Smart contracts would be central to the property lifecycle by providing a single source of contract terms with a traceable and comprehensive audit trail. Payments from rent, dividends, and loans could be tracked, managed and uniquely customised, reducing human error and fraud risk. 

"Real estate professionals will spend less time on paperwork, releasing them to concentrate on advisory services, allowing clients to leverage their expert knowledge."

Real Estate Relevance

Due diligence and lease management aside, increased information symmetry could reduce the need for local expertise, cut costs and speed up the transaction process. Real estate professionals will spend less time on paperwork, releasing them to concentrate on advisory services, allowing clients to leverage their expert knowledge.

Investor’s home-bias and property risk perception may be reduced. The potential investor pool could deepen, smaller market participants could up their game. 

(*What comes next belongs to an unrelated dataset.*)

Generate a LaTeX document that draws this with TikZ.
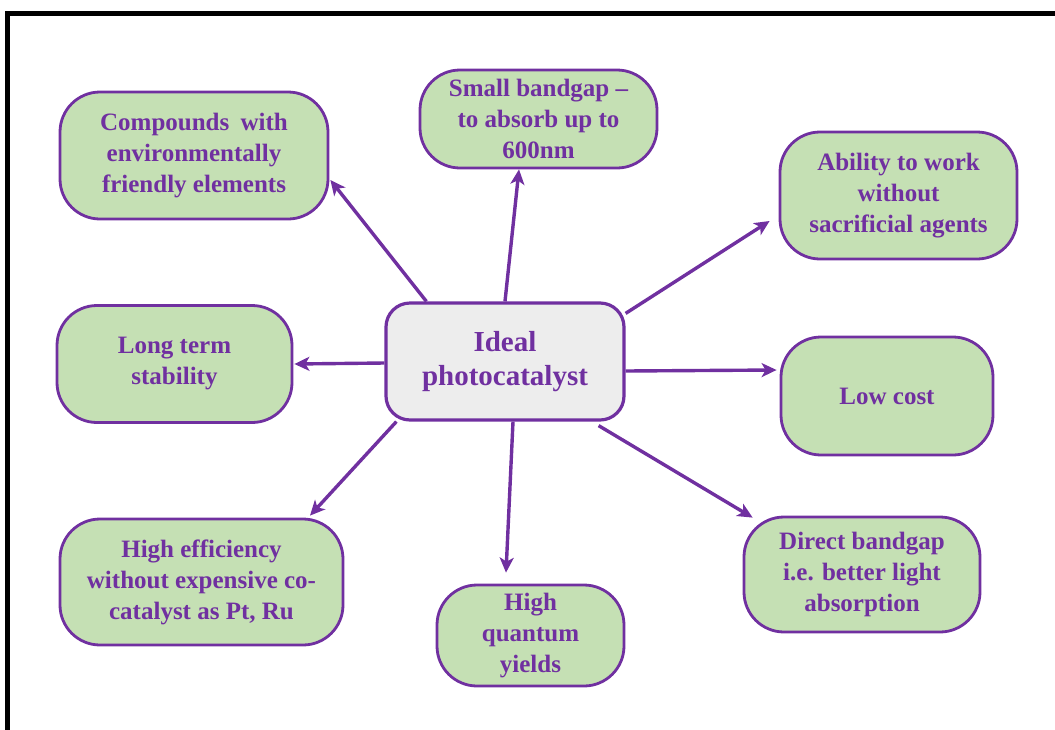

Then again, buoyed liquidity and increased volatility of the real estate asset class could be the result. If real estate behaves more like the liquid asset classes, like equities and bonds, its ability to add diversity to a portfolio will ebb. Market behaviour and valuations may shift. 

Is there an appetite for direct real estate to be more liquid? Property transactions can take months to complete due to the deal sizes and marketing periods. Transaction timing and price can become uncertain as a deal conclusion draws out. Investors may have to put up with a discount on the valuation by the time moneys flow.

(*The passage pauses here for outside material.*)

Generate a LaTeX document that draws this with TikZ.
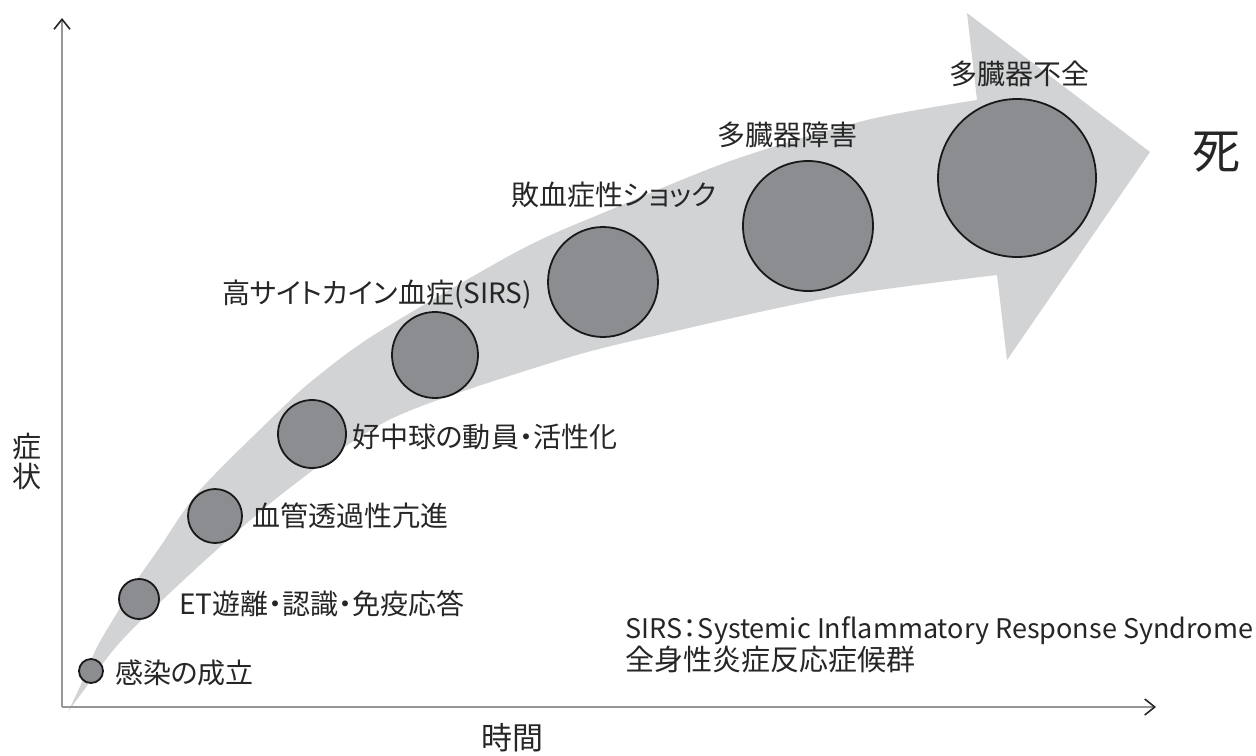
\documentclass[tikz,border=0pt]{standalone}
\usepackage{fontspec}
\setmainfont{Noto Sans CJK JP}[RawFeature=+palt]
\usetikzlibrary{positioning,arrows.meta}
\definecolor{bandgray}{RGB}{209,211,212}
\definecolor{ballgray}{RGB}{139,141,144}
\definecolor{axisgray}{RGB}{150,150,150}
\tikzset{%
  >={Straight Barb[length=5pt,width=8pt,color=black!85]},
  axis/.style={draw=axisgray,line width=0.8pt,->},
  stage/.style={circle,draw=black!90,fill=ballgray,line width=0.9pt,
    inner sep=0pt,outer sep=0pt},
  stagelabel/.style={inner sep=0pt,outer sep=0pt,anchor=west,
    font=\fontsize{14}{16}\selectfont,text=black!85}
}

\begin{document}
\begin{tikzpicture}[x=0.5pt,y=-0.5pt]
	%% page frame (pixel units, y pointing down)
	\useasboundingbox (0,0) rectangle (1256,755);

	%% the bent arrow carrying the stages
	\fill[bandgray] plot[smooth] coordinates {(68,712) (83,680) (97,647)
	    (117,613) (137,580) (160,547) (200,490) (277,413) (313,380)
	    (377,333) (520,250) (610,210) (733,160) (867,120) (977,100)}
	  -- (967,13) -- (1150,152) -- (1007,360)
	  -- plot[smooth] coordinates {(997,275) (833,297) (667,333)
	    (560,360) (393,418) (287,490) (200,565) (122,640) (84,690)
	    (68,712)} -- cycle;

	%% axes
	\coordinate (O) at (62,707);
	\coordinate (Ytop) at (62,18);
	\coordinate (Xend) at (1156,707);
	\draw[axis] (O) -- (Ytop);
	\draw[axis] (O) -- (Xend);
	\node[font=\fontsize{14.5}{15}\selectfont,align=center,text=black!85,
	  inner sep=0pt] (ylab) at (27,461) {症\\状};
	\node[font=\fontsize{15.5}{17}\selectfont,text=black!85,inner sep=0pt]
	  (xlab) at (512,738) {時間};

	%% stages, growing along the arrow (size = diameter in px / 2)
	\node[stage,minimum size=12pt] (s1) at (91,671) {};
	\node[stage,minimum size=20pt] (s2) at (139,599) {};
	\node[stage,minimum size=27pt] (s3) at (215,516) {};
	\node[stage,minimum size=34pt] (s4) at (312,434) {};
	\node[stage,minimum size=43pt] (s5) at (435,355) {};
	\node[stage,minimum size=55pt] (s6) at (603,282) {};
	\node[stage,minimum size=65pt] (s7) at (808,226) {};
	\node[stage,minimum size=79pt] (s8) at (1017,178) {};

	%% stage names
	\node[stagelabel,right=6pt of s1,yshift=-1pt] (l1) {感染の成立};
	\node[stagelabel,right=10pt of s2,yshift=-2.5pt] (l2) {ET遊離・認識・免疫応答};
	\node[stagelabel,right=5pt of s3] (l3) {血管透過性亢進};
	\node[stagelabel,right=3pt of s4,yshift=-1.5pt] (l4) {好中球の動員・活性化};
	\node[stagelabel] (l5) at (222,294) {高サイトカイン血症(SIRS)};
	\node[stagelabel] (l6) at (511,195) {敗血症性ショック};
	\node[stagelabel] (l7) at (717,135) {多臓器障害};
	\node[stagelabel] (l8) at (949,74) {多臓器不全};

	\node[font=\fontsize{24}{26}\selectfont,text=black!85,inner sep=0pt]
	  (death) at (1216,152) {死};

	%% footnote on the abbreviation
	\node[inner sep=0pt,anchor=base west,text=black!85,
	  font=\fontsize{13.5}{15}\selectfont] (sirs) at (625,638)
	  {SIRS\kern.04em：\kern.04em Systemic Inflammatory Response Syndrome};
	\node[inner sep=0pt,anchor=west,text=black!85,
	  font=\fontsize{14.5}{16}\selectfont] (sirsja) at (625,659)
	  {全身性炎症反応症候群};
\end{tikzpicture}
\end{document}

A more liquid market place can reduce that risk and benefit the increasing preference for short-term performance measurements for investors. Upward pressures on the yield for large properties could also be eased. 

On the other hand, its illiquid nature creates a safe haven. In a market panic, direct property cannot be sold at the touch of a button like equities or bonds, providing time for the investor to reflect on the decision to sell after the initial urge to rush for the exit has passed. Conversely in the late cycle of a bull run, the slower transaction time provides more opportunity for a reality check on high prices.

Furthermore, debt financing through new forms of mortgage backed securities using direct-to-market platforms based on Artificial Intelligence and blockchains could prevent a repeat of price anomalies as seen in the Global Financial Crisis. Asset backed securities would become more accessible to investors. 

Still a long way to go

Blockchain has risks and problems that need resolving before it can become a widely used platform for real estate. The technology must be fully vetted, and stress tested. The legal, tax and regulatory authorities have to adjust the way they monitor activities. All parties in a transaction need to have adopted the technology. 

The blockchain is only as accurate as the manually entered records. The most striking challenge is monitoring the growing network such that nobody gains sufficient influence for a ‘51% attack’: If more than half the nodes on the network are not truthful, the lie becomes the truth. Fraud and hacking remain potential causes of systematic counterparty risk.

Some say, bitcoin is already mainstream. Could bitcoin become a customary settlement currency for property transactions? Possibly. The property sector may not mind the longer settlement times and high transaction fees compared to other virtual currencies. Those fees are dwarfed by the large ticket sizes in real estate transactions. However, bitcoin is restricted in its features, and only one of many virtual currencies in circulation.

Blockchain on the other hand has the wider impact potential, where the question is not so much an “if”, rather a “how” and “when”. Beyond many hypothetical uses and benefits, this hyped technology will unlikely present a threat to real estate professionals and capital value anytime soon. Property remains a people business, unique to a geography. More pertinent is the liquidity question.

Could direct property end up mirroring property equities, where net asset values are regularly impacted by short-term changes in market sentiment? Last but not least, is the real estate sector ready to switch up its modus operandi?